Autocoding project proposal.

David Masterson dmaster at synopsys.com
Sat Jan 26 22:17:24 EST 2002


>>>>> Timothy Rue writes:

> On 26-Jan-02 19:38:38 David Masterson <dmaster at synopsys.com> wrote:

>> Whoa!  Shades of Emacs...

> There have been over 3000 programming language created in a period
> of around 50 years. That's alot more than human recorded language in
> all of mans history.

> Certainly by now we have enough to look at and determine what the
> general programming concepts are, as well as knowing such general
> concepts are by far much less in number than languages they are
> expressed in.

> As such, "Whoa@ Shades of...." can be filling in with most any
> programming language.

> But no matter what, you still have to:

> start/stop things

> keep track of where you are in doing things

> Get input

> determine where you are getting input from

> determine where you are sending output to

> do things one step at a time

> look up the meaning of things

> look up the identity of things

> Reduce you look up via constraints



> WHOA! SHADES OF EVERYTHING!!!!!!

WHOA!  Clarity!  He can be clear and concise after all!!!  ;-)

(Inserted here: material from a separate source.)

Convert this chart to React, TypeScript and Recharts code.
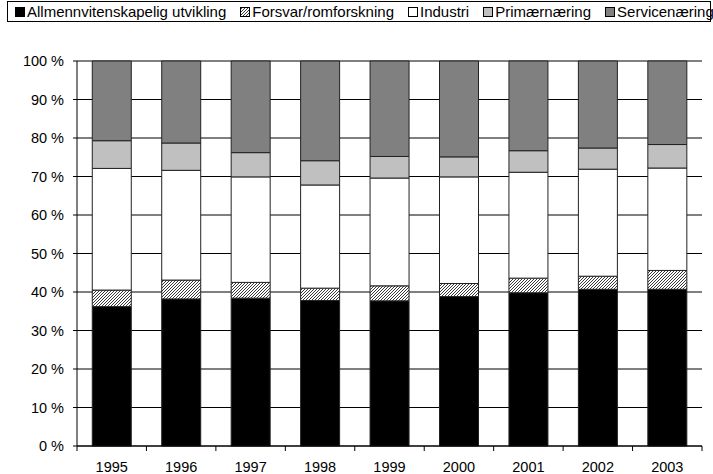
import React from "react";
import { BarChart, Bar, XAxis, YAxis, CartesianGrid } from "recharts";

const years = ["1995", "1996", "1997", "1998", "1999", "2000", "2001", "2002", "2003"];
const allmenn = [36.2, 38.2, 38.4, 37.8, 37.7, 38.8, 39.8, 40.7, 40.7];
const forsvar = [4.3, 4.9, 4.1, 3.2, 3.9, 3.4, 3.8, 3.4, 4.9];
const industri = [31.6, 28.5, 27.4, 26.8, 28.0, 27.7, 27.5, 27.8, 26.6];
const primaer = [7.2, 7.1, 6.3, 6.3, 5.6, 5.2, 5.6, 5.5, 6.1];
const service = [20.7, 21.3, 23.8, 25.9, 24.8, 24.9, 23.3, 22.6, 21.7];
const yTicks = [0, 10, 20, 30, 40, 50, 60, 70, 80, 90, 100];

const data = years.map((year, i) => ({
  year,
  allmenn: allmenn[i],
  forsvar: forsvar[i],
  industri: industri[i],
  primaer: primaer[i],
  service: service[i],
}));

const FONT = '"Liberation Sans", Arial, sans-serif';
const W = 713;
const H = 474;
const MARGIN = { top: 61, right: 11, left: 17, bottom: 8 };
const Y_AXIS_W = 60;
const PLOT_W = W - MARGIN.left - MARGIN.right - Y_AXIS_W;
const BAND = PLOT_W / years.length;

const series = [
  { key: "allmenn", name: "Allmennvitenskapelig utvikling", fill: "#000000" },
  { key: "forsvar", name: "Forsvar/romforskning", fill: "url(#hatch)" },
  { key: "industri", name: "Industri", fill: "#ffffff" },
  { key: "primaer", name: "Primærnæring", fill: "#c0c0c0" },
  { key: "service", name: "Servicenæring", fill: "#808080" },
];

const HatchDef = ({ id }: { id: string }) => (
  <pattern id={id} patternUnits="userSpaceOnUse" width="3" height="3">
    <rect width="3" height="3" fill="#ffffff" />
    <path d="M-1,1 L1,-1 M0,3 L3,0 M2,4 L4,2" stroke="#222" strokeWidth="0.9" />
  </pattern>
);

const XTick = (props: any) => {
  const { x, y, payload, index } = props;
  const axisY = y - 16;
  return (
    <g>
      <line x1={x - BAND / 2} x2={x - BAND / 2} y1={axisY} y2={axisY + 5} stroke="#000" />
      {index === years.length - 1 && (
        <line x1={x + BAND / 2} x2={x + BAND / 2} y1={axisY} y2={axisY + 5} stroke="#000" />
      )}
      <text x={x} y={y + 10} textAnchor="middle" fontSize={14.5} fontFamily={FONT} fill="#000">
        {payload.value}
      </text>
    </g>
  );
};

const Legend = () => (
  <div
    style={{
      position: "absolute",
      left: 7,
      top: 1,
      width: 704,
      height: 21,
      boxSizing: "border-box",
      border: "1px solid #000",
      display: "flex",
      alignItems: "center",
      paddingLeft: 7,
      gap: 14,
      fontFamily: FONT,
      fontSize: 15,
      lineHeight: "17px",
      color: "#000",
      whiteSpace: "nowrap",
    }}
  >
    {series.map((s) => (
      <div key={s.key} style={{ display: "flex", alignItems: "center" }}>
        <svg width={10} height={10} style={{ marginRight: 2 }}>
          <defs>
            <HatchDef id={"lh" + s.key} />
          </defs>
          <rect
            x={0.5}
            y={0.5}
            width={9}
            height={9}
            fill={s.key === "forsvar" ? "url(#lh" + s.key + ")" : s.fill}
            stroke="#000"
          />
        </svg>
        <span>{s.name}</span>
      </div>
    ))}
  </div>
);

export default function App() {
  return (
    <div style={{ position: "absolute", left: 0, top: 0, width: W, height: H, background: "#fff" }}>
      <Legend />
      <div style={{ position: "absolute", left: 0, top: 0 }}>
        <BarChart width={W} height={H} data={data} margin={MARGIN} barCategoryGap="22%">
          <defs>
            <HatchDef id="hatch" />
          </defs>
          <CartesianGrid vertical={false} stroke="#000" />
          <XAxis
            dataKey="year"
            height={20}
            tickSize={5}
            tickMargin={11}
            tickLine={false}
            axisLine={{ stroke: "#000" }}
            tick={<XTick />}
            interval={0}
          />
          <YAxis
            width={Y_AXIS_W}
            domain={[0, 100]}
            ticks={yTicks}
            tickFormatter={(v) => `${v} %`}
            tickSize={4}
            tickMargin={9}
            axisLine={{ stroke: "#000" }}
            tickLine={{ stroke: "#000" }}
            tick={{ fill: "#000", fontSize: 14.5, fontFamily: FONT }}
            interval={0}
          />
          <YAxis
            yAxisId="edge"
            orientation="right"
            width={0}
            tick={false}
            tickLine={false}
            axisLine={{ stroke: "#000" }}
          />
          {series.map((s) => (
            <Bar
              key={s.key}
              dataKey={s.key}
              name={s.name}
              stackId="a"
              fill={s.fill}
              stroke="#222"
              strokeWidth={1}
              isAnimationActive={false}
            />
          ))}
        </BarChart>
      </div>
    </div>
  );
}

I agree with what you said.  However, there is one issue that you
overlooked.  People *LIKE* the language that they use or they wouldn't
use it.  Even though there is only a limited set of things that people
say or do in a language, each language has a certain "style" that the
people that use it find agreeable.  This applies to both human and
computer languages.  So, yes, all languages going back to time
immemorial probably have ways of expressing most (all?) of the
concepts that you mention above, but languages only die when people
find a replacement that they like (or are forced to like) better.

-- 
David Masterson                dmaster AT synopsys DOT com
Sr. R&D Engineer               Synopsys, Inc.